Más allá de la necesidad de potenciar la inteligencia española y de mejorar la coordinación entre los servicios dedicados a la información interior y la exterior, la revisión estratégica en marcha debería realizar una reflexión sobre la creciente vulnerabilidad de nuestros sistemas de seguridad interior y las formas de subsanar esa debilidad. Ahora bien, la discusión acerca de un posible reequilibrio entre los recursos que se dedican a nuestra protección exterior frente a los empleados para garantizar la seguridad en el interior, debe conducir sobre todo a una más estrecha colaboración y cooperación entre las fuerzas armadas y las de seguridad.
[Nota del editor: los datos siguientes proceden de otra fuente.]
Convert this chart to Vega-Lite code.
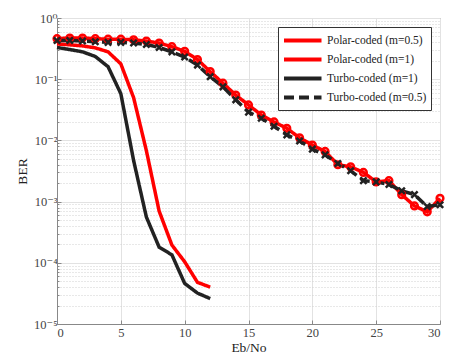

En este sentido, el hecho de que en España se disponga de un instrumento como la Guardia Civil, un cuerpo de seguridad con naturaleza militar, no sólo favorece la participación de sus unidades especializadas en misiones internacionales, sino que también simplifica en gran medida la posible colaboración futura de las fuerzas armadas en la seguridad interior, pero que, dada su complejidad política, social y estratégica, exige generar un concepto sustitutivo del tradicional de defensa del territorio mediante una doctrina innovadora que incluya la protección de las redes estratégicas de información y comunicaciones, el auxilio de la población en caso de catástrofe y en la lucha contra los riesgos transnacionales emergentes. Todo ello, sin embargo, hace imprescindible la promulgación de una nueva ley de defensa nacional que siente las bases doctrinales de una moderna concepción de la seguridad.